Given information ->
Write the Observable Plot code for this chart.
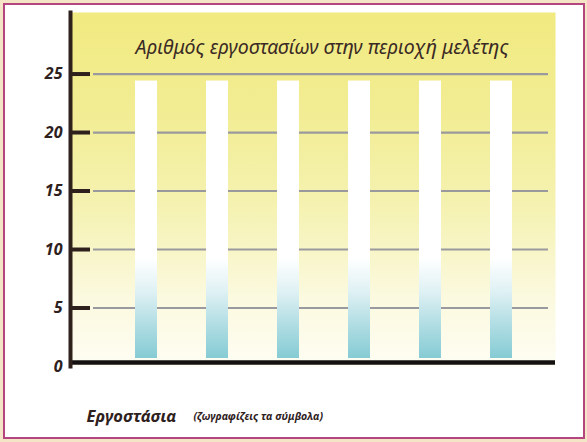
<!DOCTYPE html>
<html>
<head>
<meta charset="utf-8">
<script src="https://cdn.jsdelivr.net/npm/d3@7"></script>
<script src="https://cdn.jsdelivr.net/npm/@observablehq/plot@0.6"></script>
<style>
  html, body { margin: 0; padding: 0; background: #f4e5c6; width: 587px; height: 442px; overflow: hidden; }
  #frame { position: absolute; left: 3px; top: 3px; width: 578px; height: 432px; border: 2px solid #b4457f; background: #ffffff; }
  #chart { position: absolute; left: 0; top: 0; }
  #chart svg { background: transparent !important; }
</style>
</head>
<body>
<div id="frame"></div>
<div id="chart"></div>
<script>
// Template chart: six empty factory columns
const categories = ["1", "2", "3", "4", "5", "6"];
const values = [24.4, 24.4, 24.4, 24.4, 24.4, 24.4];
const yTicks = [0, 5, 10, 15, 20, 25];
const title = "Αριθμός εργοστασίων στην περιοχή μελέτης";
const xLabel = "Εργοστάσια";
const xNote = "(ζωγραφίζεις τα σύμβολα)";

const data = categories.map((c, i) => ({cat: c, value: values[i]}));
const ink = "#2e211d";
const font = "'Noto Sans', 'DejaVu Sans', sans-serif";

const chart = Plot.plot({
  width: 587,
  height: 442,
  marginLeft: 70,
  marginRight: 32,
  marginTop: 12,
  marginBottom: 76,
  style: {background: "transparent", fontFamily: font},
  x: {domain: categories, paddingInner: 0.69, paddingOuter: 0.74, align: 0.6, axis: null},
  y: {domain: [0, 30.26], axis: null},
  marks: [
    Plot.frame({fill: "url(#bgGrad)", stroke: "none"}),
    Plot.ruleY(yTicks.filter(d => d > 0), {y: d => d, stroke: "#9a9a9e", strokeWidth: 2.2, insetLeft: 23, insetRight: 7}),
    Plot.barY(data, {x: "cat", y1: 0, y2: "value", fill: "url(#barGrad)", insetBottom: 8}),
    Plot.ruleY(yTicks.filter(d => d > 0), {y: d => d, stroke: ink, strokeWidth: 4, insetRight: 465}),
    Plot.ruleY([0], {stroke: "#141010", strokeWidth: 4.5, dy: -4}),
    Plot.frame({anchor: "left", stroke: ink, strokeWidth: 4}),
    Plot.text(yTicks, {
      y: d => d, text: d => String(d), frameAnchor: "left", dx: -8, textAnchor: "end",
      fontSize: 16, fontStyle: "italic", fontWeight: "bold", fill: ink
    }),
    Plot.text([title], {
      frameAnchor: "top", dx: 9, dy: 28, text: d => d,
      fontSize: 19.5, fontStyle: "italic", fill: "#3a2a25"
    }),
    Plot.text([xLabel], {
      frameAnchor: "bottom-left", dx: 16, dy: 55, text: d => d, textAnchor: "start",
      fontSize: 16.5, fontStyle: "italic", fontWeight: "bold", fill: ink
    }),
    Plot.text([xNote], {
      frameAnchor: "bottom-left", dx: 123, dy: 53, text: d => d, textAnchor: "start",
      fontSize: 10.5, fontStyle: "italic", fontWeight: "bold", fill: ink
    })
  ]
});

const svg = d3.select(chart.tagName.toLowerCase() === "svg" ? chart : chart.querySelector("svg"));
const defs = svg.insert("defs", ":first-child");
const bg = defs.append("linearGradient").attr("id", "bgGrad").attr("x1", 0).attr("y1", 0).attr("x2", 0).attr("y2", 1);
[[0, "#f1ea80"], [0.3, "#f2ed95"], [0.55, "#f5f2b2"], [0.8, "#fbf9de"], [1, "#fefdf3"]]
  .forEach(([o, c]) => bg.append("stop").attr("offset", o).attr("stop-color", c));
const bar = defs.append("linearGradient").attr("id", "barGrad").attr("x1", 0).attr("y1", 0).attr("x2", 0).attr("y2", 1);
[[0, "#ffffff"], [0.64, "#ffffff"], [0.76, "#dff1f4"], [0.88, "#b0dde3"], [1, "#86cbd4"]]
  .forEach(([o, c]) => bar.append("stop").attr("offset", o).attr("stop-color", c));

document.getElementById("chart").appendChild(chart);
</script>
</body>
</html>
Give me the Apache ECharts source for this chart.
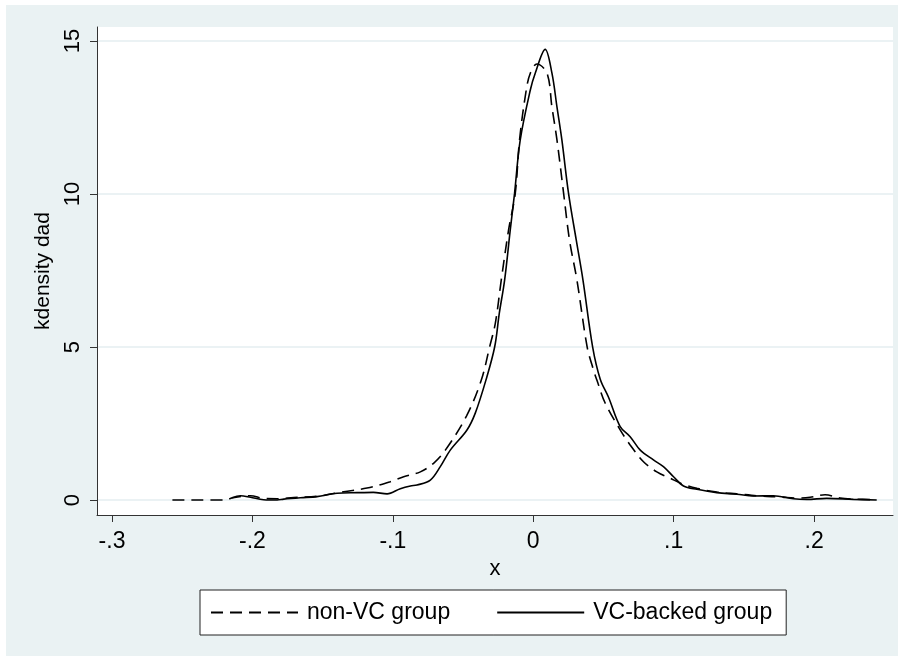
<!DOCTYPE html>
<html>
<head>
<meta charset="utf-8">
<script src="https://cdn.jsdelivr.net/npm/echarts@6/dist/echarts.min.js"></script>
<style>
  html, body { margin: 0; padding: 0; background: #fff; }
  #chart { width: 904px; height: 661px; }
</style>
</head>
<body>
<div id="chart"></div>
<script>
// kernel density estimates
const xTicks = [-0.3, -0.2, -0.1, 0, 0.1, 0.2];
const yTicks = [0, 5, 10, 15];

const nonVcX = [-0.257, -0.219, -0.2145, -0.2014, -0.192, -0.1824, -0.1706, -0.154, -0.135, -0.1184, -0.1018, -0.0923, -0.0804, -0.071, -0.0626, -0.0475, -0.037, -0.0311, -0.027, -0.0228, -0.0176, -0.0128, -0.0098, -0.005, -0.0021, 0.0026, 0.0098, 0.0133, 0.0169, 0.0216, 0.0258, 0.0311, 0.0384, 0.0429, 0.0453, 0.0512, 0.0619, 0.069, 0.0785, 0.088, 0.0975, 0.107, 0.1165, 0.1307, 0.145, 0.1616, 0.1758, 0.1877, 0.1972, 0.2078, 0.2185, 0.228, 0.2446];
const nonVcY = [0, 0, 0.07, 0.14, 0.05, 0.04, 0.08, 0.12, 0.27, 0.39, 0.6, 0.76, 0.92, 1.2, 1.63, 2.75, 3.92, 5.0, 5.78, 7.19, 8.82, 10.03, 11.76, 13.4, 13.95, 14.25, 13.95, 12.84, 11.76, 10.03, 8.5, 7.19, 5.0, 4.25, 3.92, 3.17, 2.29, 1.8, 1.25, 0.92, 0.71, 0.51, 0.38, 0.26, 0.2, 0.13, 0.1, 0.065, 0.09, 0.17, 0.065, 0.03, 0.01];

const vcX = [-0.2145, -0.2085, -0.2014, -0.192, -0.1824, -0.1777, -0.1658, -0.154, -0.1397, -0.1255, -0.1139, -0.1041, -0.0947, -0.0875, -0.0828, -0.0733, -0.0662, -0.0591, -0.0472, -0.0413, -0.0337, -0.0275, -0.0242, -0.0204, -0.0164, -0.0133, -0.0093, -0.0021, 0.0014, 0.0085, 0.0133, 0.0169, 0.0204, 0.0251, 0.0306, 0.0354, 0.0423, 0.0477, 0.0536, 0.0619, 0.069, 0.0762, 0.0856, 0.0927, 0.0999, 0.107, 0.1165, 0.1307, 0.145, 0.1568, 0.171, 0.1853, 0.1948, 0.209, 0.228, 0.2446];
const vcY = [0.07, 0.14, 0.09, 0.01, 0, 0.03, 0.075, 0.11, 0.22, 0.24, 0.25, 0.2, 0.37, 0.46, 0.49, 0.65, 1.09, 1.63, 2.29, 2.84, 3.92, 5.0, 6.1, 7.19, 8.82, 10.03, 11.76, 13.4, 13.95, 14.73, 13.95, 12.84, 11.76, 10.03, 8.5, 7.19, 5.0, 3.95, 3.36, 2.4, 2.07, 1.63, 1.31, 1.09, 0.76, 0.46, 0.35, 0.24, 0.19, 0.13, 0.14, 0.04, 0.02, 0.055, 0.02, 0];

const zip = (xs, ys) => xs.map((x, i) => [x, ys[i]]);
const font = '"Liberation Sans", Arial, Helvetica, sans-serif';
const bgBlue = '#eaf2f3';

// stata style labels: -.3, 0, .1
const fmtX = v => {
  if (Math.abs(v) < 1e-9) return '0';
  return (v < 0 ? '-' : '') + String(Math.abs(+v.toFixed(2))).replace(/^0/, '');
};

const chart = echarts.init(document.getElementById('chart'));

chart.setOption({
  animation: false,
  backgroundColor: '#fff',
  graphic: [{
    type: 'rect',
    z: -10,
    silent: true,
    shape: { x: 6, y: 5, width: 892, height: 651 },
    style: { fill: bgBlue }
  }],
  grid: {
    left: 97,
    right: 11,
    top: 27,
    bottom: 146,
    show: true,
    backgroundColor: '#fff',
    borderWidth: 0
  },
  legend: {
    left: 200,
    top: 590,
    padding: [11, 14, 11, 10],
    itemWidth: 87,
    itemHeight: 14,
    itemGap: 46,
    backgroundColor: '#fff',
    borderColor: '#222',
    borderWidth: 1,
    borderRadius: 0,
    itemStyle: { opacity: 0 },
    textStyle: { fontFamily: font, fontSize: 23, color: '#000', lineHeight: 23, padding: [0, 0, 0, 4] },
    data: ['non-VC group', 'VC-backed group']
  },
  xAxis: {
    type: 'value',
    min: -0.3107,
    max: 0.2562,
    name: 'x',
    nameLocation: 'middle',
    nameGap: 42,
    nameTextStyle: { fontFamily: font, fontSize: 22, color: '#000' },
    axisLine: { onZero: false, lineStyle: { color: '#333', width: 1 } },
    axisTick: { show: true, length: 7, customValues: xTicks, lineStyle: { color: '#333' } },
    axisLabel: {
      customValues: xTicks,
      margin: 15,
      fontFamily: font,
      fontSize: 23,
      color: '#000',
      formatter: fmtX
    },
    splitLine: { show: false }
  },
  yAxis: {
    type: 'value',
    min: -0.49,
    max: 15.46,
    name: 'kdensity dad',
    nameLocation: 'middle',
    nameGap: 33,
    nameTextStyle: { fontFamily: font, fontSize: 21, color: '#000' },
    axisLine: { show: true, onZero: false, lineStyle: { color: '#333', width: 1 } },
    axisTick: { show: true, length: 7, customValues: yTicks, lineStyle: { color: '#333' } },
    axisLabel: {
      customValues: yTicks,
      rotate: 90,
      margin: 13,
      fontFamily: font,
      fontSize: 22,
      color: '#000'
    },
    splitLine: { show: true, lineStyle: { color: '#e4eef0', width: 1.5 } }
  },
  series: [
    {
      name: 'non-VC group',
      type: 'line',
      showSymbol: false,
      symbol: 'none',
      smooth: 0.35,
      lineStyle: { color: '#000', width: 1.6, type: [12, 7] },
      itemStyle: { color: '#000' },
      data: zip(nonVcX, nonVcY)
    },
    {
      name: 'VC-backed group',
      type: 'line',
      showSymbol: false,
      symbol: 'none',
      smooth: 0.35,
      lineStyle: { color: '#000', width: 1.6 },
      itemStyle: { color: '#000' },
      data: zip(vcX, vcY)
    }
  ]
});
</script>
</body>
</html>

Goal of the exercise -> Collect every line from the records above that contains the word "this".

Completed exercise ->
Write the Observable Plot code for this chart.
Give me the Apache ECharts source for this chart.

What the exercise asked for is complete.